/CTA-ED-exercise3

Repository of material for exercise 3 of course "Computational Text Analysis"

Primary LanguageHTMLCreative Commons Zero v1.0 UniversalCC0-1.0

CTA-ED-exercise3

In this repository you will find the material for exercise 3 (to be completed for the 28th of February 2024). This is part of the course 'Computational Text Analysis' taught at the University of Edinburgh by Dr. Marion Lieutaud. There is no datafile in this repository as the code in the Rmd script will show you how to download it directly.

Starting instructions

This is an individual exercise. Start by forking this repository as shown in the class (click on the 'fork' tab towards the top right). You can then clone the forked repository (using Github Desktop as we did last week) so you can work on the R code on your own laptop. Once you're happy with your code on R, save your edits, knit your code, then go to Github Desktop, click 'commit to main' and then 'push origin'. This will push your commits onto the online forked repository that I can also see. Don't forget to click on 'push origin' or it won't work.

The exercise questions are at the end of the .Rmd file.

To do this exercise, you should draw on the code presented in the exercise, the demos, previous exercises (the answers for exercise 2 are in the exercise 2 repo) and the livecoding scripts that we have developed in the tutorials (these are available on Learn, in the tutorial material section for each week). You can also look for help and inspiration in other online resources, including for example the quanteda tutorial page [https://quanteda.io], the quanteda quick start guide [https://quanteda.io/articles/quickstart], and Stack Overflow [https://stackoverflow.com]. You may find Regex Cheatsheets (e.g. [https://hypebright.nl/index.php/en/2020/05/25/ultimate-cheatsheet-for-regex-in-r-2/] and the Stringr package cheatsheet (for string detection) [https://raw.githubusercontent.com/rstudio/cheatsheets/main/strings.pdf] particularly useful.

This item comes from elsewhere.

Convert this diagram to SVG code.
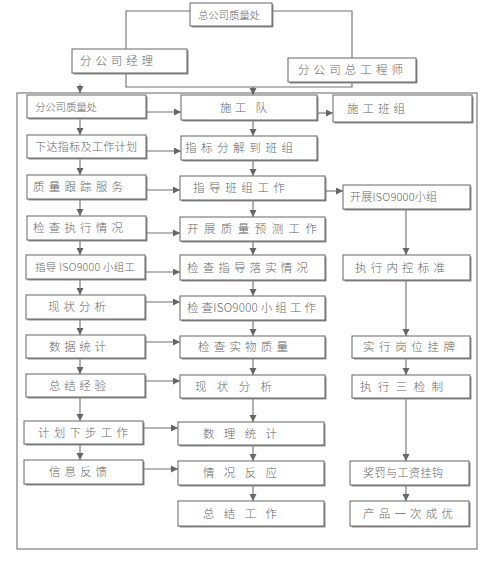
<svg xmlns="http://www.w3.org/2000/svg" width="491" height="564" viewBox="0 0 491 564">
<style>
.box{fill:#fff;stroke:#666;stroke-width:1}
.sh{fill:#8c8c8c}
.t{font-family:"Noto Sans CJK SC","Noto Sans",sans-serif;font-size:11.5px;font-weight:300;fill:#666}
.s{font-size:10.5px}
.m{font-size:11px}
.c{fill:none;stroke:#707070;stroke-width:1.1}
.a{marker-end:url(#ah)}
</style>
<defs>
<marker id="ah" markerUnits="userSpaceOnUse" markerWidth="8" markerHeight="8" refX="7" refY="3.5" orient="auto">
<path d="M0,0 L7,3.5 L0,7 z" fill="#666"/>
</marker>
</defs>
<rect width="491" height="564" fill="#fff"/>
<g id="frame"><rect x="17" y="93" width="460" height="456" class="c"/></g>
<g id="connectors">
<polyline class="c" points="190,11 126,11 126,49"/>
<polyline class="c" points="272,11 352,11 352,58"/>
<polyline class="c" points="126,73 126,87 352,87 352,82"/>
<line class="c a" x1="253" y1="87" x2="253" y2="95"/>
<line class="c a" x1="80" y1="84" x2="80" y2="93"/>
<line class="c a" x1="80" y1="118" x2="80" y2="135"/>
<line class="c a" x1="80" y1="158" x2="80" y2="175"/>
<line class="c a" x1="80" y1="199" x2="80" y2="216"/>
<line class="c a" x1="80" y1="240" x2="80" y2="255"/>
<line class="c a" x1="80" y1="279" x2="80" y2="295"/>
<line class="c a" x1="80" y1="319" x2="80" y2="335"/>
<line class="c a" x1="80" y1="358" x2="80" y2="374"/>
<line class="c a" x1="80" y1="397" x2="80" y2="421"/>
<line class="c a" x1="80" y1="444" x2="80" y2="460"/>
<line class="c a" x1="253" y1="120" x2="253" y2="136"/>
<line class="c a" x1="253" y1="160" x2="253" y2="176"/>
<line class="c a" x1="253" y1="200" x2="253" y2="217"/>
<line class="c a" x1="253" y1="241" x2="253" y2="255"/>
<line class="c a" x1="253" y1="280" x2="253" y2="296"/>
<line class="c a" x1="253" y1="320" x2="253" y2="336"/>
<line class="c a" x1="253" y1="358" x2="253" y2="375"/>
<line class="c a" x1="253" y1="398" x2="253" y2="422"/>
<line class="c a" x1="253" y1="445" x2="253" y2="461"/>
<line class="c a" x1="253" y1="485" x2="253" y2="501"/>
<line class="c a" x1="406" y1="209" x2="406" y2="255"/>
<line class="c a" x1="406" y1="280" x2="406" y2="336"/>
<line class="c a" x1="406" y1="358" x2="406" y2="375"/>
<line class="c a" x1="406" y1="398" x2="406" y2="461"/>
<line class="c a" x1="406" y1="485" x2="406" y2="501"/>
<line class="c a" x1="146" y1="112" x2="181" y2="112"/>
<line class="c a" x1="146" y1="151" x2="181" y2="151"/>
<line class="c a" x1="146" y1="190" x2="180" y2="190"/>
<line class="c a" x1="146" y1="233" x2="180" y2="233"/>
<line class="c a" x1="145" y1="272" x2="180" y2="272"/>
<line class="c a" x1="145" y1="302" x2="180" y2="302"/>
<line class="c a" x1="145" y1="342" x2="180" y2="342"/>
<line class="c a" x1="145" y1="381" x2="180" y2="381"/>
<line class="c a" x1="143" y1="428" x2="178" y2="428"/>
<line class="c a" x1="143" y1="469" x2="178" y2="469"/>
<line class="c a" x1="317" y1="113" x2="333" y2="113"/>
<line class="c a" x1="325" y1="191" x2="343" y2="191"/>
</g>
<g id="n_top"><rect class="sh" x="191.5" y="4.5" width="82" height="23"/><rect class="box" x="190" y="3" width="82" height="23"/><text class="t s" x="198" y="19" textLength="62" lengthAdjust="spacing">总公司质量处</text></g>
<g id="n_mgr"><rect class="sh" x="73.5" y="50.5" width="115" height="24"/><rect class="box" x="72" y="49" width="115" height="24"/><text class="t" x="80" y="65" textLength="73" lengthAdjust="spacing">分公司经理</text></g>
<g id="n_eng"><rect class="sh" x="289.5" y="59.5" width="128" height="24"/><rect class="box" x="288" y="58" width="128" height="24"/><text class="t" x="298" y="74" textLength="105" lengthAdjust="spacing">分公司总工程师</text></g>

<g id="L1"><rect class="sh" x="28.5" y="96.5" width="119" height="23"/><rect class="box" x="27" y="95" width="119" height="23"/><text class="t s" x="35" y="110.5" textLength="62" lengthAdjust="spacing">分公司质量处</text></g>
<g id="L2"><rect class="sh" x="28.5" y="136.5" width="119" height="23"/><rect class="box" x="27" y="135" width="119" height="23"/><text class="t m" x="35" y="150.5" textLength="102" lengthAdjust="spacing">下达指标及工作计划</text></g>
<g id="L3"><rect class="sh" x="28.5" y="176.5" width="119" height="24"/><rect class="box" x="27" y="175" width="119" height="24"/><text class="t" x="33" y="191" textLength="90" lengthAdjust="spacing">质量跟踪服务</text></g>
<g id="L4"><rect class="sh" x="28.5" y="217.5" width="119" height="24"/><rect class="box" x="27" y="216" width="119" height="24"/><text class="t" x="33" y="232" textLength="90" lengthAdjust="spacing">检查执行情况</text></g>
<g id="L5"><rect class="sh" x="27.5" y="256.5" width="119" height="24"/><rect class="box" x="26" y="255" width="119" height="24"/><text class="t s" x="35" y="271" textLength="100" lengthAdjust="spacing">指导 ISO9000 小组工</text></g>
<g id="L6"><rect class="sh" x="27.5" y="296.5" width="119" height="24"/><rect class="box" x="26" y="295" width="119" height="24"/><text class="t" x="48" y="311" textLength="58" lengthAdjust="spacing">现状分析</text></g>
<g id="L7"><rect class="sh" x="27.5" y="336.5" width="119" height="23"/><rect class="box" x="26" y="335" width="119" height="23"/><text class="t" x="49" y="350.5" textLength="57" lengthAdjust="spacing">数据统计</text></g>
<g id="L8"><rect class="sh" x="27.5" y="375.5" width="119" height="23"/><rect class="box" x="26" y="374" width="119" height="23"/><text class="t" x="49" y="389.5" textLength="57" lengthAdjust="spacing">总结经验</text></g>
<g id="L9"><rect class="sh" x="25.5" y="422.5" width="119" height="23"/><rect class="box" x="24" y="421" width="119" height="23"/><text class="t" x="38" y="436.5" textLength="90" lengthAdjust="spacing">计划下步工作</text></g>
<g id="L10"><rect class="sh" x="25.5" y="461.5" width="119" height="24"/><rect class="box" x="24" y="460" width="119" height="24"/><text class="t" x="49" y="476" textLength="58" lengthAdjust="spacing">信息反馈</text></g>

<g id="M1"><rect class="sh" x="182.5" y="96.5" width="136" height="25"/><rect class="box" x="181" y="95" width="136" height="25"/><text class="t" x="220" y="111.5" textLength="47" lengthAdjust="spacing">施工 队</text></g>
<g id="M2"><rect class="sh" x="182.5" y="137.5" width="136" height="24"/><rect class="box" x="181" y="136" width="136" height="24"/><text class="t" x="185" y="152" textLength="108" lengthAdjust="spacing">指标分解到班组</text></g>
<g id="M3"><rect class="sh" x="181.5" y="177.5" width="145" height="24"/><rect class="box" x="180" y="176" width="145" height="24"/><text class="t" x="193" y="192" textLength="92" lengthAdjust="spacing">指导班组工作</text></g>
<g id="M4"><rect class="sh" x="181.5" y="218.5" width="145" height="24"/><rect class="box" x="180" y="217" width="145" height="24"/><text class="t" x="187" y="233" textLength="130" lengthAdjust="spacing">开展质量预测工作</text></g>
<g id="M5"><rect class="sh" x="181.5" y="256.5" width="145" height="25"/><rect class="box" x="180" y="255" width="145" height="25"/><text class="t" x="187" y="271.5" textLength="121" lengthAdjust="spacing">检查指导落实情况</text></g>
<g id="M6"><rect class="sh" x="181.5" y="297.5" width="145" height="24"/><rect class="box" x="180" y="296" width="145" height="24"/><text class="t" x="187" y="312" textLength="129" lengthAdjust="spacing">检 查ISO9000 小 组 工 作</text></g>
<g id="M7"><rect class="sh" x="181.5" y="337.5" width="145" height="22"/><rect class="box" x="180" y="336" width="145" height="22"/><text class="t" x="198" y="351" textLength="90" lengthAdjust="spacing">检查实物质量</text></g>
<g id="M8"><rect class="sh" x="181.5" y="376.5" width="145" height="23"/><rect class="box" x="180" y="375" width="145" height="23"/><text class="t" x="195" y="390.5" textLength="77" lengthAdjust="spacing">现状分析</text></g>
<g id="M9"><rect class="sh" x="179.5" y="423.5" width="146" height="23"/><rect class="box" x="178" y="422" width="146" height="23"/><text class="t" x="203" y="437.5" textLength="74" lengthAdjust="spacing">数理统计</text></g>
<g id="M10"><rect class="sh" x="179.5" y="462.5" width="146" height="24"/><rect class="box" x="178" y="461" width="146" height="24"/><text class="t" x="203" y="477" textLength="74" lengthAdjust="spacing">情况反应</text></g>
<g id="M11"><rect class="sh" x="179.5" y="502.5" width="146" height="25"/><rect class="box" x="178" y="501" width="146" height="25"/><text class="t" x="203" y="517.5" textLength="74" lengthAdjust="spacing">总结工作</text></g>

<g id="R1"><rect class="sh" x="334.5" y="96.5" width="139" height="27"/><rect class="box" x="333" y="95" width="139" height="27"/><text class="t" x="347" y="112.5" textLength="58" lengthAdjust="spacing">施工班组</text></g>
<g id="R2"><rect class="sh" x="344.5" y="186.5" width="127" height="24"/><rect class="box" x="343" y="185" width="127" height="24"/><text class="t m" x="350" y="201" textLength="87" lengthAdjust="spacing">开展ISO9000小组</text></g>
<g id="R3"><rect class="sh" x="344.5" y="256.5" width="127" height="25"/><rect class="box" x="343" y="255" width="127" height="25"/><text class="t" x="355" y="271.5" textLength="90" lengthAdjust="spacing">执行内控标准</text></g>
<g id="R4"><rect class="sh" x="353.5" y="337.5" width="118" height="22"/><rect class="box" x="352" y="336" width="118" height="22"/><text class="t" x="363" y="351" textLength="92" lengthAdjust="spacing">实行岗位挂牌</text></g>
<g id="R5"><rect class="sh" x="353.5" y="376.5" width="118" height="23"/><rect class="box" x="352" y="375" width="118" height="23"/><text class="t" x="360" y="390.5" textLength="83" lengthAdjust="spacing">执行三检制</text></g>
<g id="R6"><rect class="sh" x="351.5" y="462.5" width="119" height="24"/><rect class="box" x="350" y="461" width="119" height="24"/><text class="t m" x="363" y="477" textLength="80" lengthAdjust="spacing">奖罚与工资挂钩</text></g>
<g id="R7"><rect class="sh" x="351.5" y="502.5" width="119" height="25"/><rect class="box" x="350" y="501" width="119" height="25"/><text class="t" x="363" y="517.5" textLength="90" lengthAdjust="spacing">产品一次成优</text></g>
</svg>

Make sure to comment your code as you go, ideally line-by-line, at the very least chunk by chunk. This will help you remember why you wrote your code the way you did, what the code was meant to do, and it will help you explain your code to the class - which you may be asked to do.

On top of writing the code, you need to write out the interpretation of the analyses you ran. At a minimum, this means a couple of lines per question.